Michael Shermer: The falsifier
Shermer has a good eye for our times, often taking a close and nuanced look at the mechanisms behind fake news, conspiracy theories, and echo chambers. In such a world, it’s easy to be guilty of confirmation bias, which occurs when we give undeserved preference to points that match what we already believe. That’s fine sometimes. But we also need to be careful that we are not completely shutting out alternative points. As the ancient Greek Skeptics argued, every point will have its opponent. Every thesis has an antithesis.
For Shermer (and for Skeptics like Sextus Empiricus), we ought to hunt out and relish challenges to our beliefs. As Shermer puts it, “The only way to find out if you’re deceiving yourself or not…is to listen to other people who disagree with you.”
Sometimes, though, people hold beliefs that allow for no possible alternative. They believe things that cannot be falsified by any evidence. In these unfalsifiable positions, Shermer says we’re dealing with “baloney.” Unfalsifiable beliefs are the end of rational debate. People who will never face a contrary opinion or recognize a rival position don’t care about truth. They care only about being right. Talking to these people will dissolve into little more than “my opinion versus your opinion,” Shermer says, “and we shout at each other.”
Shermer suggests that you should recognize that most of your beliefs will have their critics. Almost all of your beliefs could be falsified. So, do not run from your rivals but recognize their legitimacy, and take them on.
Bill Nye: The gradualist
Both philosophers and scientists can be guilty of over-selling the power of their arguments. It’s thought that if you show someone a logical conclusion, or present them with undeniable data, they will capitulate there and then and congratulate you on your intellect. But as Aristotle recognized over 2,000 years ago, humans are only partially (and often weakly) persuaded by rational argument. Logos, the power of argument, can sway people’s opinions. But so too will ethos (the reputation and weight of the speaker) and pathos (the emotional resonance of the argument).
For Bill Nye, if “somebody has a worldview that’s inconsistent with evidence, and I may have some, it [will] take a while for you to turn around.” Our beliefs are not stickers, lightly glued to the backs of our hands. They are deeply rooted and central to everything we do. And, like deep roots, you cannot simply yank them up. You need to dig and dig to get at them. Nye said, “It takes people a couple years to change their mind. So, my recommendation [for anyone trying to present evidence], is to stick with it.”
Derren Brown: The pragmatist
The illusionist Derren Brown suggests we need skepticism toward skepticism itself. Our beliefs and worldviews shape our lives and define our identities. Thus, challenging these beliefs requires a careful approach. Simply being antagonistic can be both naïve, as beliefs aren’t easily changed, and potentially harmful if overly aggressive.

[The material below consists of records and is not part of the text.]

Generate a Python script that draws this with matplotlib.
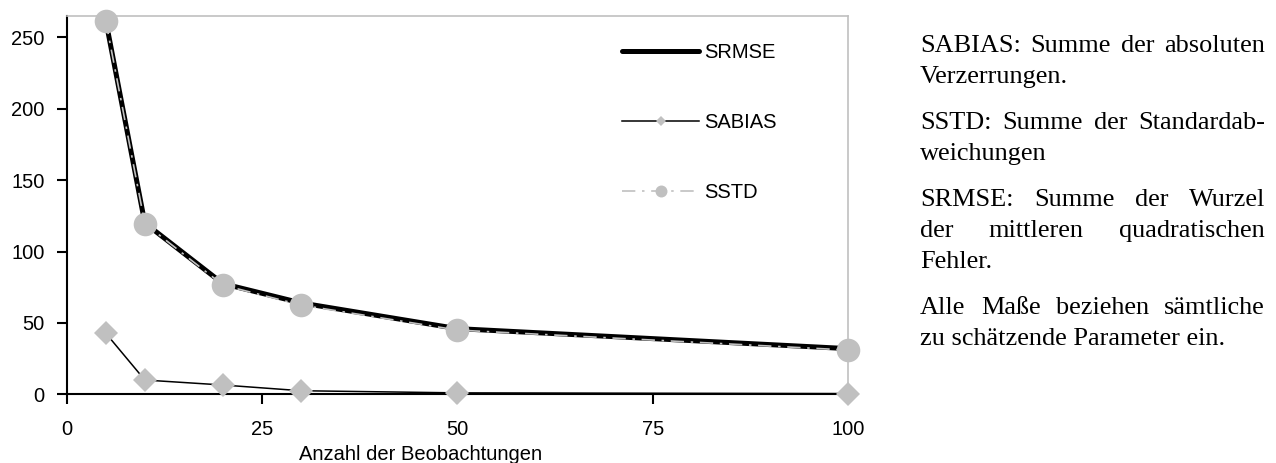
import matplotlib
matplotlib.use('Agg')
import matplotlib.pyplot as plt
from matplotlib.lines import Line2D

# ---------------- data ----------------
x_obs = [5, 10, 20, 30, 50, 100]
srmse = [262, 120, 77.5, 64, 46, 32]
sabias = [42.8, 10, 6.5, 2.5, 1, 0.5]
sstd = [261.5, 119.5, 76.5, 62.5, 45, 31]
series_names = ['SRMSE', 'SABIAS', 'SSTD']
x_ticks = [0, 25, 50, 75, 100]
y_ticks = [0, 50, 100, 150, 200, 250]
x_label = 'Anzahl der Beobachtungen'
notes = [
    ["SABIAS: Summe der absoluten", "Verzerrungen."],
    ["SSTD: Summe der Standardab-", "weichungen"],
    ["SRMSE: Summe der Wurzel", "der mittleren quadratischen", "Fehler."],
    ["Alle Maße beziehen sämtliche", "zu schätzende Parameter ein."],
]

# ---------------- style ----------------
W, H = 1276, 463
GRAY = '#c0c0c0'
FS = 14.5
plt.rcParams['font.family'] = ['Liberation Sans', 'DejaVu Sans']

fig = plt.figure(figsize=(W / 100, H / 100), dpi=100)
ax_left, ax_right = 66.7, 848.0
ax_top, ax_bottom = 16.0, 394.3
ax = fig.add_axes([ax_left / W, (H - ax_bottom) / H,
                   (ax_right - ax_left) / W, (ax_bottom - ax_top) / H])

ax.plot(x_obs, srmse, color='black', lw=3.6, solid_capstyle='butt',
        zorder=3, clip_on=False, label=series_names[0])
ax.plot(x_obs, sabias, color='black', lw=1.1, marker='D', ms=12.5,
        mfc=GRAY, mec=GRAY, mew=0, zorder=3.2, clip_on=False,
        label=series_names[1])
ax.plot(x_obs, sstd, color=GRAY, lw=1.2, linestyle=(0, (8, 4, 1.5, 4)),
        marker='o', ms=17, mfc=GRAY, mec=GRAY, mew=0, zorder=3.4,
        clip_on=False, label=series_names[2])

ax.set_xlim(0, 100)
ax.set_ylim(0, 265)
ax.set_xticks(x_ticks)
ax.set_yticks(y_ticks)
ax.tick_params(axis='both', direction='out', length=7, width=1.5,
               labelsize=FS, colors='black')
ax.tick_params(axis='x', pad=11.5)
ax.tick_params(axis='y', pad=9)
for s in ['left', 'bottom']:
    ax.spines[s].set_linewidth(1.5)
    ax.spines[s].set_color('black')
for s in ['top', 'right']:
    ax.spines[s].set_linewidth(1.2)
    ax.spines[s].set_color(GRAY)

# legend with smaller markers, as in reference
handles = [
    Line2D([], [], color='black', lw=3.6, solid_capstyle='round'),
    Line2D([], [], color='black', lw=1.1, marker='D', ms=5.2, mfc=GRAY,
           mec=GRAY, mew=0),
    Line2D([], [], color=GRAY, lw=1.2, linestyle=(0, (8, 4, 1.5, 4)),
           marker='o', ms=8.6, mfc=GRAY, mec=GRAY, mew=0),
]
fs_px = FS * 100 / 72
ax.legend(handles, series_names, loc='upper left',
          bbox_to_anchor=(622 / W, 1 - 43.5 / H),
          bbox_transform=fig.transFigure, frameon=False, fontsize=FS,
          borderpad=0, borderaxespad=0, handlelength=77 / fs_px,
          handletextpad=5 / fs_px, labelspacing=2.52)

# x label (positioned as in reference)
fig.text(421 / W, 1 - 460.5 / H, x_label, ha='center', va='baseline',
         fontsize=FS)

# ---------------- justified notes on the right ----------------
renderer = fig.canvas.get_renderer()
NFS = 18.9
x0, x1 = 920.0, 1265.0
y = 52.0
for para in notes:
    for i, line in enumerate(para):
        last = (i == len(para) - 1)
        yb = 1 - y / H
        words = line.split(' ')
        if last or len(words) == 1:
            fig.text(x0 / W, yb, line, ha='left', va='baseline', fontsize=NFS,
                     family=['Liberation Serif', 'DejaVu Serif'])
        else:
            texts = [fig.text(0, yb, w, ha='left', va='baseline', fontsize=NFS,
                              family=['Liberation Serif', 'DejaVu Serif'])
                     for w in words]
            widths = [t.get_window_extent(renderer).width for t in texts]
            gap = (x1 - x0 - sum(widths)) / (len(words) - 1)
            xp = x0
            for t, wdt in zip(texts, widths):
                t.set_x(xp / W)
                xp += wdt + gap
        y += 31
    y += 15

fig.savefig('out.png', dpi=100)
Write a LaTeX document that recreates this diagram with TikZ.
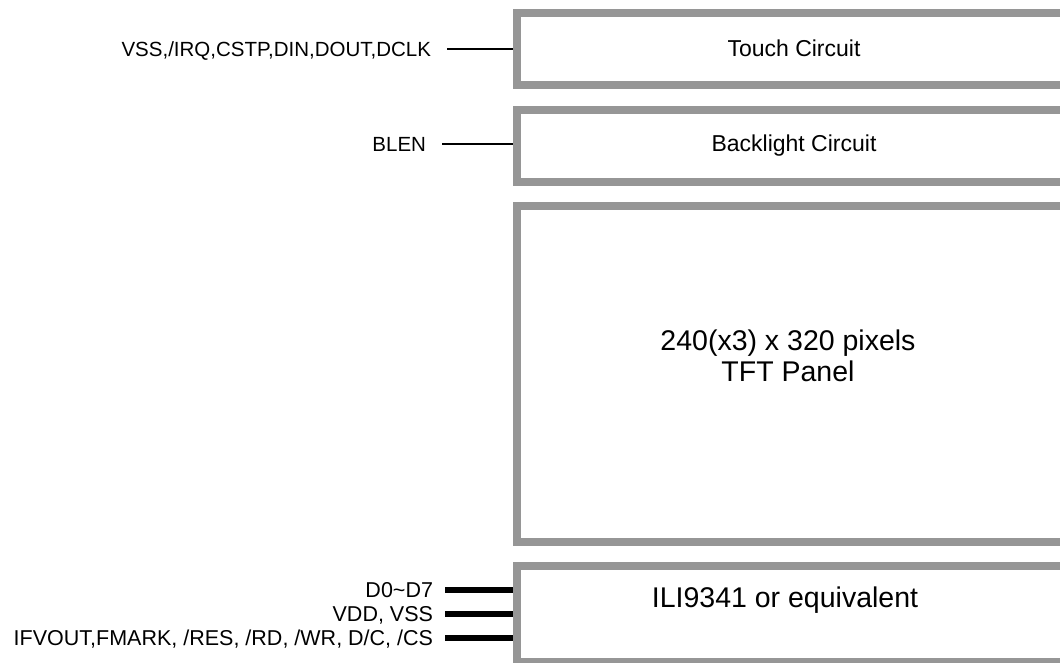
\documentclass[tikz,border=0pt]{standalone}
\usepackage{fontspec}
\setmainfont{Liberation Sans}
\definecolor{panelgray}{RGB}{150,150,150}
\tikzset{
  panel/.style={draw=panelgray, line width=8pt, rectangle, inner sep=0pt,
    minimum width=554pt, font=\fontsize{23}{27}\selectfont},
  sig/.style={anchor=east, inner sep=0pt, outer xsep=16pt, text height=14.7pt,
    text depth=0pt, font=\fontsize{20.5}{24}\selectfont},
  bussig/.style={sig, outer xsep=12pt, text height=15.4pt,
    font=\fontsize{21.5}{25}\selectfont},
  wire/.style={line width=1.5pt},
  bus/.style={line width=6pt},
  bigtext/.style={align=center, font=\fontsize{28.5}{31}\selectfont}
}
\begin{document}
\begin{tikzpicture}[x=1pt, y=-1pt]
    \useasboundingbox (0,0) rectangle (1060,662);

    % Signal labels
    \node[sig] (touchsig) at (447,49) {VSS,/IRQ,CSTP,DIN,DOUT,DCLK};
    \node[sig] (blensig) at (442,144) {BLEN};
    \node[bussig] (datasig) at (445,590) {D0\textasciitilde D7};
    \node[bussig] (powersig) at (445,614) {VDD, VSS};
    \node[bussig] (ctrlsig) at (445,638) {IFVOUT,FMARK, /RES, /RD, /WR, D/C, /CS};

    % Module blocks (open to the right)
    \node[panel, minimum height=71.5pt] (touch) at (794,48.75) {Touch Circuit};
    \node[panel, minimum height=72pt] (backlight) at (794,146) {Backlight Circuit};
    \node[panel, minimum height=336pt] (tft) at (794,374) {};
    \node[panel, minimum height=96pt] (ili) at (794,614) {};

    \node[bigtext] (tftlabel) at (788,356) {240(x3) x 320 pixels\\TFT Panel};
    \node[bigtext] (ililabel) at (785,600) {ILI9341 or equivalent};

    % Connections
    \draw[wire] (touchsig.east) -- (touchsig.east -| touch.west);
    \draw[wire] (blensig.east) -- (blensig.east -| backlight.west);
    \draw[bus] (datasig.east) -- (datasig.east -| ili.west);
    \draw[bus] (powersig.east) -- (powersig.east -| ili.west);
    \draw[bus] (ctrlsig.east) -- (ctrlsig.east -| ili.west);
\end{tikzpicture}
\end{document}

As Brown puts it, even if someone “ends up with a thing that’s easy to knock down [you] can miss the fact that there’s something at the heart of it, which maybe is useful. Maybe those narratives around religion are useful to us psychologically.” People’s religious and ethical beliefs are not superficial froth. They matter a lot. If someone turns to a psychic because they’re grieving, or they use fortune tellers because they’re terrified of death, then it’s both cruel and dangerous to swipe away at those crutches.
You might argue that those crutches are unhealthy or that some beliefs are ridiculous. But sometimes that’s not for you to decide. For Brown, we should ask why someone believes a thing before we jump to take it away.